On the night of the 40th anniversary, there isn’t much of a shindig, save for those intimations of Luke’s spirit flying around — celebration enough for Burns-McGahan and the regulars who knew Luke before he succumbed to a spinal stroke in early 2008. It’s quiet — nothing like the scene on Halloween, when the karaoke machine blasted Hank Williams tunes, customers dug into foil trays of meat and ladies danced beneath a wall overhang featuring framed pictures of Luke decked out in drag.
Those photos might be the only visible evidence supporting my friend’s anecdotal claim that Luke’s is the only gay-friendly bar in Fishtown. But when asked about it, Burns-McGahan shrugs off the label — not because her bar isn’t gay-friendly, but because she doesn’t seem to know what to do with the description. “I dunno,” says the owner, pointing to her left to a bar regular. “She’s bi.”
Regardless, the folks who frequent Luke’s consider it an authentic Fishtown bar, but before I can get any of them to explain why, the conversation tumbles into the inevitable microanalysis of the neighborhood’s demarcations. One regular tells me he “can’t fucking stand Fishtowners.” I ask him where he hails from, and he says he lives three blocks away and loves his neighborhood.
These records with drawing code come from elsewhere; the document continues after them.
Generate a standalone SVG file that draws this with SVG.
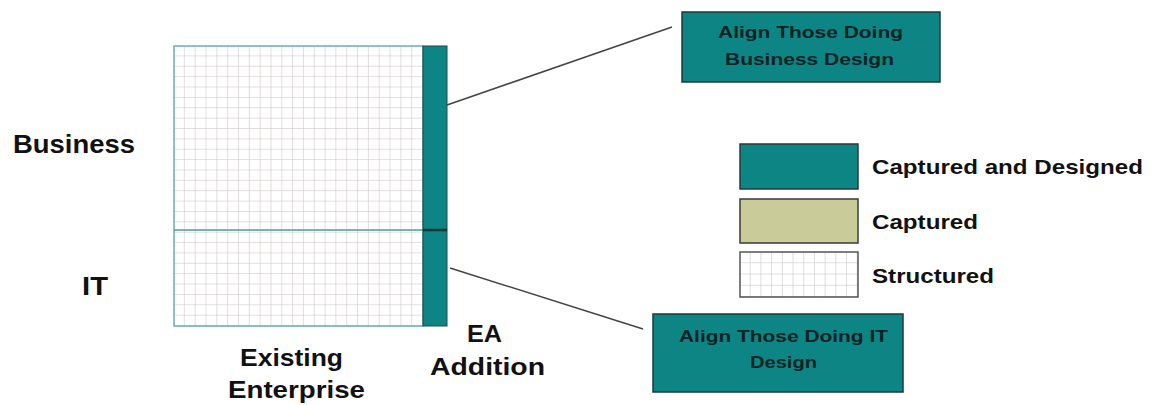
<svg xmlns="http://www.w3.org/2000/svg" width="1153" height="405" viewBox="0 0 1153 405">
<style>
.lbl{font-family:"Liberation Sans",Arial,sans-serif;font-weight:bold;fill:#111;}
.box{fill:#0e8585;stroke:#1a3a3a;stroke-width:1.5;}
.boxtxt{font-family:"Liberation Sans",Arial,sans-serif;font-weight:bold;font-size:17px;fill:#0d2222;}
.conn{stroke:#444;stroke-width:1.5;fill:none;}
</style>
<defs>
<pattern id="grid" patternUnits="userSpaceOnUse" x="174" y="46" width="10.826" height="10.37">
<rect width="10.826" height="10.37" fill="#fff"/>
<path d="M10.826 0V10.37M0 10.37H10.826" stroke="#c8bebe" stroke-width="1" fill="none"/>
</pattern>
<pattern id="grid2" patternUnits="userSpaceOnUse" x="740" y="252" width="10.7" height="11.25">
<rect width="10.7" height="11.25" fill="#fff"/>
<path d="M10.7 0V11.25M0 11.25H10.7" stroke="#c0baba" stroke-width="1" fill="none"/>
</pattern>
</defs>
<rect width="1153" height="405" fill="#fff"/>

<g id="existing-enterprise">
<rect x="174" y="46" width="249" height="280" fill="url(#grid)" stroke="#6aafaf" stroke-width="1.5"/>
<line x1="174" y1="230" x2="423" y2="230" stroke="#4a9c9c" stroke-width="1.5"/>
</g>
<g id="ea-addition">
<rect x="423" y="46" width="24" height="280" fill="#0e8585" stroke="#1a4a4a" stroke-width="1"/>
<line x1="423" y1="230" x2="447" y2="230" stroke="#0a3535" stroke-width="2.5"/>
</g>

<g id="labels">
<text class="lbl" x="13" y="153" font-size="25" textLength="122" lengthAdjust="spacingAndGlyphs">Business</text>
<text class="lbl" x="82" y="295" font-size="25" textLength="26" lengthAdjust="spacingAndGlyphs">IT</text>
<text class="lbl" x="240" y="366" font-size="24" textLength="103" lengthAdjust="spacingAndGlyphs">Existing</text>
<text class="lbl" x="228" y="398" font-size="24" textLength="137" lengthAdjust="spacingAndGlyphs">Enterprise</text>
<text class="lbl" x="467" y="342" font-size="24" textLength="35" lengthAdjust="spacingAndGlyphs">EA</text>
<text class="lbl" x="430" y="375" font-size="24" textLength="115" lengthAdjust="spacingAndGlyphs">Addition</text>
</g>

<g id="connectors">
<line class="conn" x1="447" y1="105" x2="672" y2="27"/>
<line class="conn" x1="450" y1="268" x2="643" y2="329"/>
</g>

<g id="callout-business">
<rect class="box" x="682" y="12" width="258" height="70"/>
<text class="boxtxt" x="718" y="38" textLength="185" lengthAdjust="spacingAndGlyphs">Align Those Doing</text>
<text class="boxtxt" x="725" y="65" textLength="169" lengthAdjust="spacingAndGlyphs">Business Design</text>
</g>
<g id="callout-it">
<rect class="box" x="653" y="314" width="250" height="78"/>
<text class="boxtxt" x="679" y="342" textLength="209" lengthAdjust="spacingAndGlyphs">Align Those Doing IT</text>
<text class="boxtxt" x="750" y="368" textLength="67" lengthAdjust="spacingAndGlyphs">Design</text>
</g>

<g id="legend-captured-designed">
<rect x="740" y="144" width="118" height="45" fill="#0e8585" stroke="#2a3a3a" stroke-width="1.5"/>
<text class="lbl" x="872" y="174" font-size="21" textLength="271" lengthAdjust="spacingAndGlyphs">Captured and Designed</text>
</g>
<g id="legend-captured">
<rect x="740" y="199" width="118" height="44" fill="#c9cc99" stroke="#3a3a3a" stroke-width="1.5"/>
<text class="lbl" x="872" y="229" font-size="21" textLength="106" lengthAdjust="spacingAndGlyphs">Captured</text>
</g>
<g id="legend-structured">
<rect x="740" y="252" width="118" height="45" fill="url(#grid2)" stroke="#555" stroke-width="1.5"/>
<text class="lbl" x="872" y="283" font-size="21" textLength="122" lengthAdjust="spacingAndGlyphs">Structured</text>
</g>
</svg>
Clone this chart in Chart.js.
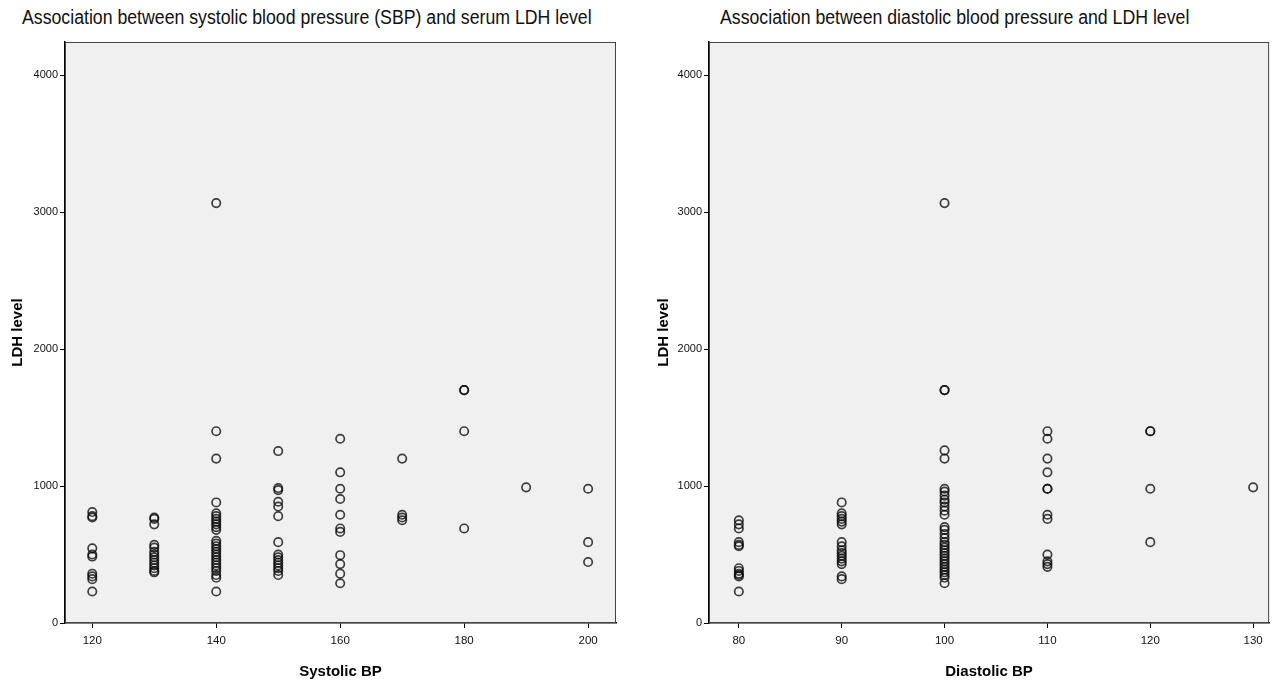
<!DOCTYPE html>
<html>
<head>
<meta charset="utf-8">
<script src="https://cdn.jsdelivr.net/npm/chart.js@4/dist/chart.umd.min.js"></script>
<style>
  html, body { margin: 0; padding: 0; background: #fff; }
  #wrap { position: relative; width: 1275px; height: 686px; overflow: hidden; }
  .ttl { position: absolute; top: 6px; font-family: 'Liberation Sans Narrow', 'Liberation Sans', Arial, sans-serif; font-size: 20px; color: #111; white-space: nowrap; transform: scaleX(0.885); transform-origin: 0 0; }
  .cv { position: absolute; top: 0; height: 686px; }
</style>
</head>
<body>
<div id="wrap">
  <div class="ttl" style="left:22px">Association between systolic blood pressure (SBP) and serum LDH level</div>
  <div class="ttl" style="left:720px">Association between diastolic blood pressure and LDH level</div>
  <div class="cv" style="left:0;width:640px"><canvas id="c1" width="640" height="686"></canvas></div>
  <div class="cv" style="left:640px;width:635px"><canvas id="c2" width="635" height="686"></canvas></div>
</div>
<script>
// ---- Data ----
const sbpLevels = [120, 130, 140, 150, 160, 170, 180, 190, 200];
const ldhSbp120 = [810, 780, 770, 545, 500, 485, 360, 340, 320, 230];
const ldhSbp130 = [770, 760, 720, 570, 550, 520, 500, 480, 460, 440, 420, 400, 380, 370];
const ldhSbp140 = [3065, 1400, 1200, 880, 800, 780, 760, 740, 720, 700, 680, 600, 580, 560, 540, 520, 500, 480, 460, 440, 420, 400, 380, 350, 330, 230];
const ldhSbp150 = [1255, 985, 970, 885, 850, 780, 590, 500, 480, 460, 440, 420, 400, 380, 350];
const ldhSbp160 = [1345, 1100, 980, 905, 790, 690, 665, 495, 430, 360, 290];
const ldhSbp170 = [1200, 790, 770, 750];
const ldhSbp180 = [1700, 1700, 1400, 690];
const ldhSbp190 = [990];
const ldhSbp200 = [980, 590, 445];
const ldhBySbp = [ldhSbp120, ldhSbp130, ldhSbp140, ldhSbp150, ldhSbp160, ldhSbp170, ldhSbp180, ldhSbp190, ldhSbp200];

const dbpLevels = [80, 90, 100, 110, 120, 130];
const ldhDbp80 = [750, 720, 690, 590, 570, 560, 400, 380, 360, 350, 340, 230];
const ldhDbp90 = [880, 800, 780, 760, 740, 720, 590, 560, 530, 510, 490, 470, 450, 430, 340, 320];
const ldhDbp100 = [3065, 1700, 1700, 1260, 1200, 980, 960, 930, 900, 880, 850, 820, 790, 700, 680, 650, 620, 590, 570, 550, 530, 510, 490, 470, 450, 430, 410, 390, 370, 350, 330, 290];
const ldhDbp110 = [1400, 1345, 1200, 1100, 980, 980, 790, 760, 500, 450, 430, 410];
const ldhDbp120 = [1400, 1400, 980, 590];
const ldhDbp130 = [990];
const ldhByDbp = [ldhDbp80, ldhDbp90, ldhDbp100, ldhDbp110, ldhDbp120, ldhDbp130];

const yTicks = [0, 1000, 2000, 3000, 4000];
const sbpTicks = [120, 140, 160, 180, 200];
const dbpTicks = [80, 90, 100, 110, 120, 130];

// ---- Rendering ----
const NARROW = "'Liberation Sans Narrow', 'Liberation Sans', Arial, sans-serif";
const BOLD = "'Liberation Sans', Arial, sans-serif";

const panelPlugin = {
  id: 'panel',
  beforeDraw(chart) {
    const a = chart.chartArea, ctx = chart.ctx;
    ctx.save();
    ctx.fillStyle = '#f0f0f0';
    ctx.fillRect(a.left, a.top, a.right - a.left, a.bottom - a.top);
    ctx.restore();
  },
  afterDraw(chart) {
    const a = chart.chartArea, ctx = chart.ctx;
    ctx.save();
    ctx.strokeStyle = '#444';
    ctx.lineWidth = 1;
    ctx.strokeRect(a.left + 0.5, a.top + 0.5, a.right - a.left - 1, a.bottom - a.top - 1);
    ctx.restore();
  }
};

function toPoints(levels, groups) {
  const pts = [];
  levels.forEach((x, i) => groups[i].forEach(y => pts.push({ x: x, y: y })));
  return pts;
}

function makeChart(id, pts, opt) {
  return new Chart(document.getElementById(id), {
    type: 'scatter',
    data: { datasets: [{
      data: pts,
      pointRadius: 4.2,
      pointBorderWidth: 1.7,
      pointBorderColor: 'rgba(10,10,10,0.78)',
      pointBackgroundColor: 'rgba(0,0,0,0)',
      pointHoverRadius: 4.2
    }]},
    options: {
      responsive: false,
      animation: false,
      events: [],
      layout: { padding: { top: 42, right: opt.padRight, left: 0, bottom: 0 } },
      plugins: { legend: { display: false }, title: { display: false }, tooltip: { enabled: false } },
      scales: {
        x: {
          type: 'linear', position: 'bottom',
          min: opt.xmin, max: opt.xmax,
          afterBuildTicks: s => { s.ticks = opt.xTicks.map(v => ({ value: v })); },
          afterFit: s => { s.height = 63; },
          grid: { drawOnChartArea: false, drawTicks: true, tickLength: 5, color: '#000', lineWidth: 1 },
          border: { display: true, color: '#000', width: 1.5 },
          ticks: { font: { family: NARROW, size: 11.5 }, color: '#111', padding: 6, maxRotation: 0, callback: v => String(v) },
          title: { display: true, text: opt.xTitle, color: '#000', font: { family: BOLD, size: 15, weight: 'bold' }, padding: { top: 0, bottom: 5 } }
        },
        y: {
          type: 'linear', position: 'left',
          min: 0, max: 4241,
          afterBuildTicks: s => { s.ticks = yTicks.map(v => ({ value: v })); },
          afterFit: s => { s.width = opt.yWidth; },
          grid: { drawOnChartArea: false, drawTicks: true, tickLength: 5, color: '#000', lineWidth: 1 },
          border: { display: true, color: '#000', width: 1.5 },
          ticks: { font: { family: NARROW, size: 11 }, color: '#111', padding: 2, callback: v => String(v) },
          title: { display: true, text: 'LDH level', color: '#000', font: { family: BOLD, size: 15, weight: 'bold' }, padding: { top: opt.yTitlePad, bottom: 0 } }
        }
      }
    },
    plugins: [panelPlugin]
  });
}

makeChart('c1', toPoints(sbpLevels, ldhBySbp), {
  xmin: 115.6, xmax: 204.5, xTicks: sbpTicks, xTitle: 'Systolic BP',
  yWidth: 65, padRight: 24, yTitlePad: 9
});
makeChart('c2', toPoints(dbpLevels, ldhByDbp), {
  xmin: 77.1, xmax: 131.55, xTicks: dbpTicks, xTitle: 'Diastolic BP',
  yWidth: 69, padRight: 3, yTitlePad: 15
});
</script>
</body>
</html>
Most here feel the bar is true to their lives. “I went into Johnny Brenda’s, and not a single person talked to me,” says Joyce Brown, another regular. I tried to explain to her why that may have been the case, but she wasn’t having it. For the folks at Luke’s, bars aren’t venues for wide-spanning craft beer selections and live music. They’re supposed to be small and dark, places where you drink 7-ounce beers out of buckets with smiley faces printed on them. And when you’re done with one bucket, you order another.